### Set task
From the first line of the listing below, retype each line up to and including the one with "const GRID = '#8c8c8c';"; pictures stay out.

^^^^

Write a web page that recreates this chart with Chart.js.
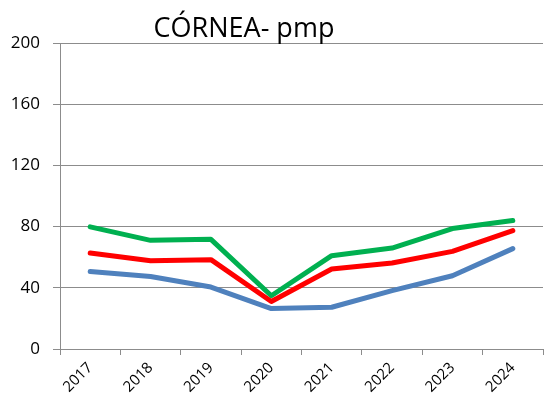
<!DOCTYPE html>
<html>
<head>
<meta charset="utf-8">
<script src="https://cdn.jsdelivr.net/npm/chart.js@4/dist/chart.umd.min.js"></script>
<style>
  html, body { margin: 0; padding: 0; background: #fff; }
  #wrap { width: 553px; height: 405px; position: relative; }
</style>
</head>
<body>
<div id="wrap"><canvas id="chart"></canvas></div>
<script>
const TITLE = 'CÓRNEA- pmp';
const YEARS = ['2017', '2018', '2019', '2020', '2021', '2022', '2023', '2024'];
const GREEN_VALUES = [79.8, 71.0, 71.7, 34.8, 61.0, 66.0, 78.7, 84.0];
const RED_VALUES = [62.7, 57.7, 58.4, 31.0, 52.3, 56.2, 63.8, 77.4];
const BLUE_VALUES = [50.7, 47.4, 40.5, 26.4, 27.3, 38.2, 47.9, 65.6];
const Y_MIN = 0;
const Y_MAX = 200;
const Y_STEP = 40;

const FONT = '"Open Sans", "Liberation Sans", sans-serif';
const GRID = '#8c8c8c';

// titulo dibujado a mano, algo desplazado a la izquierda del centro
const titlePlugin = {
  id: 'titlePlugin',
  afterDraw(chart) {
    const ctx = chart.ctx;
    ctx.save();
    ctx.font = '27px ' + FONT;
    ctx.fillStyle = '#000';
    ctx.textAlign = 'center';
    ctx.textBaseline = 'alphabetic';
    ctx.fillText(TITLE, 244, 37);
    ctx.restore();
  },
};

const line = (data, color) => ({
  data,
  borderColor: color,
  backgroundColor: color,
  borderWidth: 5,
  pointRadius: 0,
  tension: 0,
  borderCapStyle: 'round',
  borderJoinStyle: 'round',
});

new Chart(document.getElementById('chart'), {
  type: 'line',
  data: {
    labels: YEARS,
    datasets: [
      line(BLUE_VALUES, '#4f81bd'),
      line(RED_VALUES, '#ff0000'),
      line(GREEN_VALUES, '#00b050'),
    ],
  },
  options: {
    responsive: true,
    maintainAspectRatio: false,
    animation: false,
    layout: { padding: { left: 0, right: 10, top: 43, bottom: 0 } },
    plugins: {
      legend: { display: false },
      title: { display: false },
      tooltip: { enabled: false },
    },
    scales: {
      x: {
        offset: true,
        grid: {
          offset: true,
          drawOnChartArea: false,
          color: GRID,
          tickLength: 6,
        },
        border: { color: GRID, width: 1 },
        ticks: {
          color: '#000',
          font: { family: FONT, size: 15 },
          minRotation: 45,
          maxRotation: 45,
          padding: 4,
        },
        afterFit: scale => { scale.height = 56; },
      },
      y: {
        min: Y_MIN,
        max: Y_MAX,
        grid: { color: GRID, tickLength: 7 },
        border: { color: GRID, width: 1 },
        ticks: {
          stepSize: Y_STEP,
          color: '#000',
          font: { family: FONT, size: 17 },
          padding: 13,
        },
        afterFit: scale => { scale.width = 60; },
      },
    },
  },
  plugins: [titlePlugin],
});
</script>
</body>
</html>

^^^^

### Solved problem
Write a web page that recreates this chart with Chart.js.
<!DOCTYPE html>
<html>
<head>
<meta charset="utf-8">
<script src="https://cdn.jsdelivr.net/npm/chart.js@4/dist/chart.umd.min.js"></script>
<style>
  html, body { margin: 0; padding: 0; background: #fff; }
  #wrap { width: 553px; height: 405px; position: relative; }
</style>
</head>
<body>
<div id="wrap"><canvas id="chart"></canvas></div>
<script>
const TITLE = 'CÓRNEA- pmp';
const YEARS = ['2017', '2018', '2019', '2020', '2021', '2022', '2023', '2024'];
const GREEN_VALUES = [79.8, 71.0, 71.7, 34.8, 61.0, 66.0, 78.7, 84.0];
const RED_VALUES = [62.7, 57.7, 58.4, 31.0, 52.3, 56.2, 63.8, 77.4];
const BLUE_VALUES = [50.7, 47.4, 40.5, 26.4, 27.3, 38.2, 47.9, 65.6];
const Y_MIN = 0;
const Y_MAX = 200;
const Y_STEP = 40;

const FONT = '"Open Sans", "Liberation Sans", sans-serif';
const GRID = '#8c8c8c';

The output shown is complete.